The Right to Cross Examine Co-Perpetrator

In State v. Kendrick, 538 P.2d 313 (Utah 1975) the defendant was convicted of robbery. His "co-perpetrator was tried first and later gave testimony inculpating the defendant. at Kendrick's trial, the co-perpetrator refused to testify . . . ." State v. Villarreal, 889 P.2d at 424. Instead, his "prior testimony inculpating Kendrick was then read to the jury." Id. Similarly, in Villarreal, the defendant's co-perpetrator in a kidnaping and rape case was tried first and then refused to testify at the defendant's trial.
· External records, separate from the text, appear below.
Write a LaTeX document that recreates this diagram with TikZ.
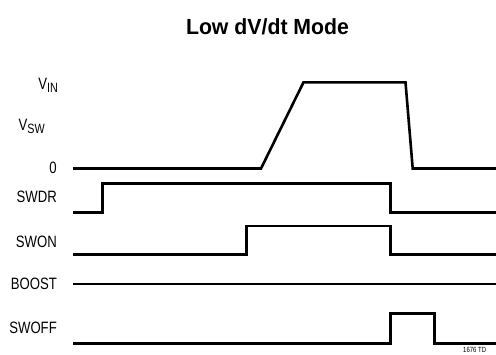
\documentclass[tikz,border=0pt]{standalone}
\usepackage{fontspec}
\setmainfont{Liberation Sans}[FakeStretch=0.8]
\newfontfamily\titlefont{Liberation Sans}[FakeStretch=0.97]
\begin{document}
\begin{tikzpicture}[x=1bp,y=-1bp,
  lbl/.style={anchor=base east,inner sep=0pt,font=\fontsize{16.5}{16.5}\selectfont},
  wave/.style={line width=2.6bp,line join=miter}]
\useasboundingbox (0,0) rectangle (496,354);
\newcommand{\sbs}[1]{\raisebox{-3bp}{\fontsize{13.5}{13.5}\selectfont #1}}
\node[anchor=base,inner sep=0pt,font=\titlefont\bfseries\fontsize{22}{22}\selectfont] (title) at (267.5,34.7) {Low dV/dt Mode};
\node[lbl] (vin) at (58,89) {V\sbs{IN}};
\node[lbl] (vsw) at (45,130) {V\sbs{SW}};
\node[lbl] (zero) at (57,173) {0};
\node[lbl] (swdr) at (57,202) {SWDR};
\node[lbl] (swon) at (57,247) {SWON};
\node[lbl] (boost) at (57,289) {BOOST};
\node[lbl] (swoff) at (57,333) {SWOFF};
\node[anchor=base west,inner sep=0pt,font=\fontsize{7.5}{7.5}\selectfont] (td) at (463,352.5) {1676 TD};
% VSW
\draw[wave] (73,168.5) -- (261,168.5) -- (303.5,82.3) -- (405.5,82.3) -- (412.7,168.5) -- (497,168.5);
% SWDR
\draw[wave] (73,212.3) -- (102.7,212.3) -- (102.7,183.3) -- (390.7,183.3) -- (390.7,212.3) -- (497,212.3);
% SWON
\draw[wave] (73,254.3) -- (246.5,254.3) -- (246.5,226) -- (390.7,226) -- (390.7,254.3) -- (497,254.3);
% BOOST
\draw[wave] (73,284) -- (497,284);
% SWOFF
\draw[wave] (73,343.3) -- (390.7,343.3) -- (390.7,313.3) -- (434.3,313.3) -- (434.3,343.3) -- (497,343.3);
\end{tikzpicture}
\end{document}
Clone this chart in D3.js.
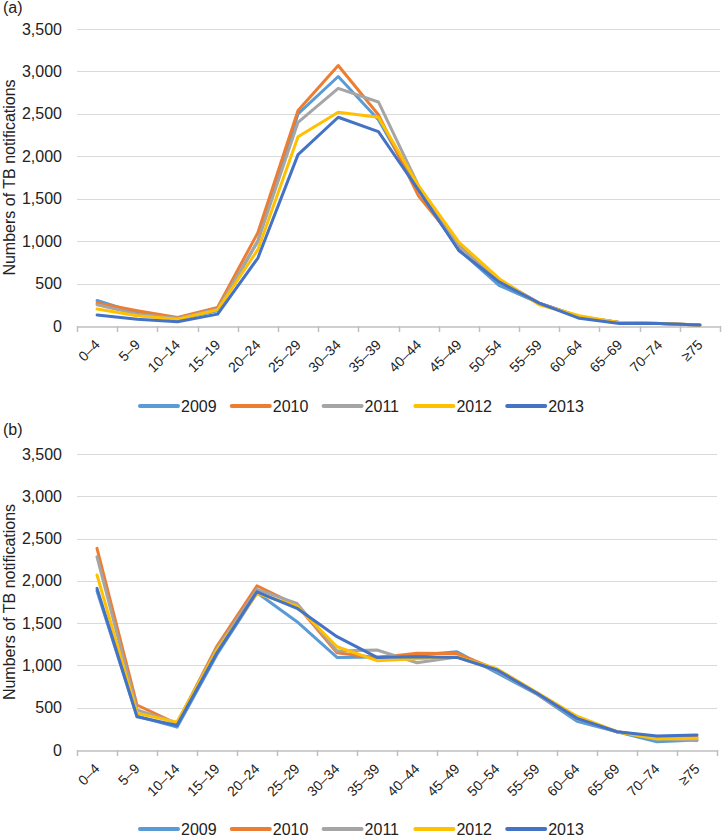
<!DOCTYPE html>
<html>
<head>
<meta charset="utf-8">
<script src="https://cdn.jsdelivr.net/npm/d3@7"></script>
<style>
  body { margin: 0; background: #fff; }
  svg text { font-family: "Liberation Sans", Arial, Helvetica, sans-serif; fill: #222; }
</style>
</head>
<body>
<div id="chart"></div>
<script>
var ageGroups = ['0–4', '5–9', '10–14', '15–19', '20–24', '25–29', '30–34', '35–39',
                 '40–44', '45–49', '50–54', '55–59', '60–64', '65–69', '70–74', '≥75'];
var years = ['2009', '2010', '2011', '2012', '2013'];
var yearColors = ['#5b9bd5', '#ed7d31', '#a5a5a5', '#ffc000', '#4472c4'];
var yTicks = [0, 500, 1000, 1500, 2000, 2500, 3000, 3500];

// panel (a)
var a2009 = [300, 150, 80, 180, 1000, 2500, 2940, 2430, 1600, 900, 480, 270, 110, 40, 30, 12];
var a2010 = [270, 180, 100, 220, 1100, 2540, 3070, 2490, 1530, 950, 540, 270, 110, 40, 30, 12];
var a2011 = [250, 140, 90, 200, 1000, 2400, 2800, 2640, 1650, 950, 540, 270, 110, 40, 30, 12];
var a2012 = [200, 120, 80, 190, 900, 2230, 2520, 2460, 1650, 990, 560, 250, 120, 40, 30, 12];
var a2013 = [130, 80, 50, 140, 800, 2020, 2460, 2290, 1600, 890, 520, 270, 90, 30, 30, 12];

// panel (b)
var b2009 = [1880, 400, 270, 1130, 1860, 1517, 1095, 1100, 1120, 1162, 910, 660, 340, 216, 98, 118];
var b2010 = [2384, 532, 310, 1230, 1942, 1710, 1150, 1090, 1143, 1140, 950, 670, 380, 216, 150, 150];
var b2011 = [2285, 473, 320, 1200, 1900, 1734, 1170, 1182, 1032, 1100, 940, 660, 370, 216, 140, 110];
var b2012 = [2069, 434, 330, 1180, 1850, 1700, 1221, 1056, 1080, 1100, 960, 680, 400, 216, 130, 138];
var b2013 = [1911, 394, 290, 1150, 1871, 1675, 1340, 1095, 1103, 1095, 946, 670, 374, 216, 165, 177];

var width = 722, height = 836;

var svg = d3.select('#chart').append('svg')
  .attr('width', width)
  .attr('height', height);

function drawPanel(label, labelY, series, top, bottom, right, legendY) {
  var g = svg.append('g');

  var x = d3.scaleBand().domain(ageGroups).range([77, right]);
  var y = d3.scaleLinear().domain([0, 3500]).range([bottom, top]);

  g.append('text')
    .attr('x', 3)
    .attr('y', labelY)
    .style('font-size', '16px')
    .text(label);

  // gridlines
  g.selectAll('line.grid')
    .data(yTicks.slice(1))
    .enter()
    .append('line')
      .attr('class', 'grid')
      .attr('x1', 77)
      .attr('x2', right)
      .attr('y1', function(d) { return Math.round(y(d)) + 0.5; })
      .attr('y2', function(d) { return Math.round(y(d)) + 0.5; })
      .attr('stroke', '#d9d9d9')
      .attr('stroke-width', 1);

  // y axis labels
  var yAxis = d3.axisLeft(y).tickValues(yTicks).tickSize(0).tickPadding(15)
    .tickFormat(d3.format(','));
  var yg = g.append('g').attr('transform', 'translate(77,0)').call(yAxis);
  yg.select('.domain').remove();
  yg.selectAll('text').style('font-size', '16px').attr('fill', '#222');

  // x axis
  var xAxis = d3.axisBottom(x).tickSize(0).tickFormat('');
  var xg = g.append('g').attr('transform', 'translate(0,' + (Math.round(bottom) + 0.5) + ')').call(xAxis);
  xg.select('.domain').attr('stroke', '#bfbfbf').attr('stroke-width', 1.5);
  xg.selectAll('.tick').remove();

  var edges = ageGroups.map(function(d) { return x(d); }).concat([right]);
  g.selectAll('line.xtick')
    .data(edges)
    .enter()
    .append('line')
      .attr('class', 'xtick')
      .attr('x1', function(d) { return Math.round(d) + 0.5; })
      .attr('x2', function(d) { return Math.round(d) + 0.5; })
      .attr('y1', bottom)
      .attr('y2', bottom + 6)
      .attr('stroke', '#bfbfbf')
      .attr('stroke-width', 1.5);

  g.selectAll('text.xlabel')
    .data(ageGroups)
    .enter()
    .append('text')
      .attr('class', 'xlabel')
      .attr('text-anchor', 'end')
      .attr('dominant-baseline', 'middle')
      .attr('transform', function(d) {
        return 'translate(' + (x(d) + x.bandwidth() / 2 + 1) + ',' + (bottom + 17) + ') rotate(-45)';
      })
      .style('font-size', '14px')
      .text(function(d) { return d; });

  // y title
  g.append('text')
    .attr('transform', 'translate(15,' + ((top + bottom) / 2) + ') rotate(-90)')
    .attr('text-anchor', 'middle')
    .style('font-size', '16px')
    .text('Numbers of TB notifications');

  var line = d3.line()
    .x(function(d, i) { return x(ageGroups[i]) + x.bandwidth() / 2; })
    .y(function(d) { return y(d); });

  g.selectAll('path.series')
    .data(series)
    .enter()
    .append('path')
      .attr('class', 'series')
      .attr('d', function(d) { return line(d); })
      .attr('fill', 'none')
      .attr('stroke', function(d, i) { return yearColors[i]; })
      .attr('stroke-width', 3)
      .attr('stroke-linejoin', 'round')
      .attr('stroke-linecap', 'round');

  // legend
  var item = 91.8;
  var legend = g.append('g').attr('transform', 'translate(140,' + legendY + ')');
  var items = legend.selectAll('g')
    .data(years)
    .enter()
    .append('g')
      .attr('transform', function(d, i) { return 'translate(' + (i * item) + ',0)'; });
  items.append('line')
    .attr('x1', 0).attr('x2', 38)
    .attr('y1', 0).attr('y2', 0)
    .attr('stroke', function(d, i) { return yearColors[i]; })
    .attr('stroke-width', 4)
    .attr('stroke-linecap', 'round');
  items.append('text')
    .attr('x', 41)
    .attr('dominant-baseline', 'central')
    .style('font-size', '16px')
    .text(function(d) { return d; });
}

drawPanel('(a)', 13, [a2009, a2010, a2011, a2012, a2013], 29, 326, 720, 406);
drawPanel('(b)', 435, [b2009, b2010, b2011, b2012, b2013], 454, 750, 717, 829);
</script>
</body>
</html>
While the co-perpetrator was on the stand at Villarreal's trial, the prosecutor recited to him a laundry list of factual propositions in the form of leading questions based on his earlier confession of Villareal's involvement in the crime; the co-perpetrator did not respond. See id. at 422-23. Both Kendrick and Villarreal turned on the principle that a defendant must be given an effective opportunity to cross-examine the witnesses called against him. See Villarreal, 889 P.2d at 425 (requiring an "effective opportunity to cross-examine" the witness "on facts that were central to establishing the defendant's guilt"); Kendrick, 538 P.2d at 315 (stating that the "right of confrontation is based upon the notion that the accused should have an opportunity to cross-examine the witnesses against him").